「農家は継がないよ」と息子が言ったそうだ
例のごとく秘密基地の隣の家庭菜園の手入れをしていた。
昨日からやっているので、いささかくたびれた。
今年から私が耕すこととなった100坪ほどの畑である。
そのほかにも200坪ほどの菜園がある。
トマトを作るミニのビニールハウスを作っている。
そこへ隣の畑を耕作しているプロ農家の教え子がやってきた。
前の菜園主が手が回らなくなり、私に使ってくれと頼まれた事情を彼にも説明した。
「この土地の地主は〇〇さんで、もう誰も農業をやる人がいない。この辺の農家は、みんな跡継ぎがいなくて、やがてパンクするだろうね。」と。
久しぶりにあった教え子だ。
教え子と言っても最初の頃の教え子で、今年で56歳になる。
彼は農家の跡を継いで田圃を中心にやっている兼業農家だ。
彼自身は、市の消防署員となったが、早くに専業農家だった父親を亡くし、後を継いだのである。

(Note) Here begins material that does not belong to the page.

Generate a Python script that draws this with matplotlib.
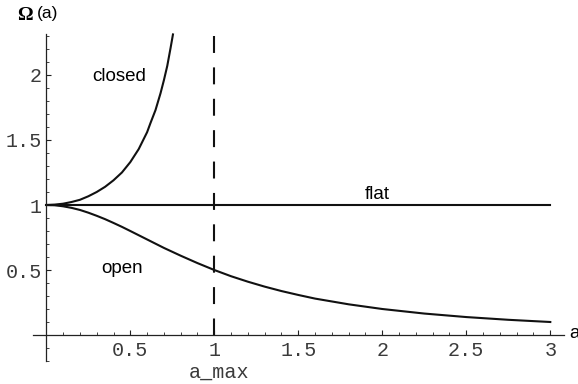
import numpy as np
import matplotlib.pyplot as plt

plt.rcParams['lines.scale_dashes'] = False

# curves
a_closed = [0, 0.05, 0.1, 0.15, 0.2, 0.25, 0.3, 0.35, 0.4, 0.45, 0.5, 0.55, 0.6,
            0.62, 0.65, 0.68, 0.7, 0.72, 0.74, 0.755]
om_closed = [1.0, 1.003, 1.01, 1.023, 1.04, 1.067, 1.10, 1.14, 1.19, 1.25, 1.33,
             1.43, 1.56, 1.63, 1.73, 1.86, 1.96, 2.07, 2.21, 2.32]

a_open = [0, 0.05, 0.1, 0.15, 0.2, 0.25, 0.3, 0.35, 0.4, 0.45, 0.5, 0.6, 0.7, 0.8,
          0.9, 1.0, 1.1, 1.2, 1.3, 1.4, 1.5, 1.6, 1.8, 2.0, 2.25, 2.5, 2.75, 3.0]
om_open = [1.0, 0.998, 0.99, 0.978, 0.962, 0.941, 0.917, 0.891, 0.862, 0.832,
           0.80, 0.735, 0.67, 0.61, 0.553, 0.50, 0.452, 0.41, 0.372, 0.338,
           0.308, 0.28, 0.236, 0.20, 0.165, 0.138, 0.117, 0.10]

a_flat = [0, 3]
om_flat = [1, 1]

a_max = 1.0

xticks = [0.5, 1, 1.5, 2, 2.5, 3]
xlabels = ['0.5', '1', '1.5', '2', '2.5', '3']
yticks = [0.5, 1, 1.5, 2]
ylabels = ['0.5', '1', '1.5', '2']

fig = plt.figure(figsize=(5.78, 3.84), dpi=100)
ax = fig.add_axes([0, 0, 1, 1])
ax.set_xlim(-0.2756, 3.1649)
ax.set_ylim(-0.3769, 2.5769)

lw = 1.5
ax.plot(a_closed, om_closed, color='#111111', lw=lw, solid_capstyle='butt')
ax.plot(a_open, om_open, color='#111111', lw=lw)
ax.plot(a_flat, om_flat, color='#111111', lw=lw)
ax.plot([a_max, a_max], [2.30, -0.015], color='#111111', lw=lw,
        dashes=(12.2, 10.4), dash_capstyle='butt')

# mathematica style axes through the origin
for s in ['top', 'right']:
    ax.spines[s].set_visible(False)
ax.spines['left'].set_position(('data', 0))
ax.spines['bottom'].set_position(('data', 0))
ax.spines['left'].set_bounds(-0.2, 2.315)
ax.spines['bottom'].set_bounds(-0.08, 3.08)
for s in ['left', 'bottom']:
    ax.spines[s].set_linewidth(0.9)
    ax.spines[s].set_color('#222222')

ax.set_xticks(xticks)
ax.set_xticklabels(xlabels)
ax.set_xticks(np.arange(1, 31) / 10, minor=True)
ax.set_yticks(yticks)
ax.set_yticklabels(ylabels)
ax.set_yticks(np.arange(-2, 24) / 10, minor=True)
ax.tick_params(which='major', direction='in', length=3.5, width=0.8,
               color='#222222', labelsize=14.5, labelcolor='#3a3a3a')
ax.tick_params(which='minor', direction='in', length=2, width=0.6, color='#222222')
ax.tick_params(axis='x', which='major', pad=4)
ax.tick_params(axis='y', which='major', pad=3)
for lab in ax.get_xticklabels() + ax.get_yticklabels():
    lab.set_family('Liberation Mono')

sans = 'Liberation Sans'
ax.text(0.276, 1.954, 'closed', family=sans, fontsize=13.5, va='baseline')
ax.text(0.33, 0.479, 'open', family=sans, fontsize=13.5, va='baseline')
ax.text(1.897, 1.05, 'flat', family=sans, fontsize=13.5, va='baseline')
ax.text(3.111, -0.023, 'a', family=sans, fontsize=13.5, va='baseline')
ax.text(1.031, -0.285, 'a_max', family='Liberation Mono', fontsize=14.5,
        color='#3a3a3a', ha='center', va='center')
ax.text(-0.174, 2.423, 'Ω', family='Liberation Serif', fontweight='bold',
        fontsize=14, va='baseline')
ax.text(-0.055, 2.44, '(a)', family=sans, fontsize=12.5, va='baseline')

fig.savefig('out.png', dpi=100)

「息子は農業をやらないってさ。何千万円もかけて機械を買っても元を取れないんだから、同じカネをかけるのなら魚沼産のおいしいコシヒカリを買って食べた方がいいだって。」と、彼が笑いながら言った。
「機械を買ったの?どんなの?」
「コンバインと田植え機械で1000万円だよ。」
「え~!そんなにするの?」
「普通だよ。」
700万円のコンバイン
イメージ 画像 借り物
300万円の田植機
イメージ画像 借り物
「何度か辞めようと思ったことがあった。その度に田圃を持っている友だちから家のもやってくれと頼まれて、続けていた。ところが2年前にコンバインが壊れてしまった。そこで仕方なく新しいのを買ったわけさ。」
「農機具は、それだけじゃないよね。」
「そうだよ。トラクターも必要だし、乾燥機、籾すり機等々、全部で何千万円とかかる。公務員だから買えるんだよ。米作りだけじゃ、いくらやっても機械代を稼げないよ。」
「農家を継がないのは、わかるよ。それに最近、あちこちの農地がメガソーラーにかわっているね。」
「あれだって、20年後、30年後は、どうかなるかわからないよ。」と教え子の洞察。
より便利な農機具を買うために、一生懸命米作りをしている感じの日本の農業である。
儲けるのは農機具を売っている農機具屋さんだ。
農業は、趣味でやる時代かも知れない。
私の愛車 イセキのミニ耕耘機 6,2馬力 21万円
この愛車一台で、すべての菜園を耕している。
とうとう私の手がける菜園の広さは、300坪になってしまった。
真夏の暑い日に、私はきっと畑に突っ伏して、一生を終わるかも知れない。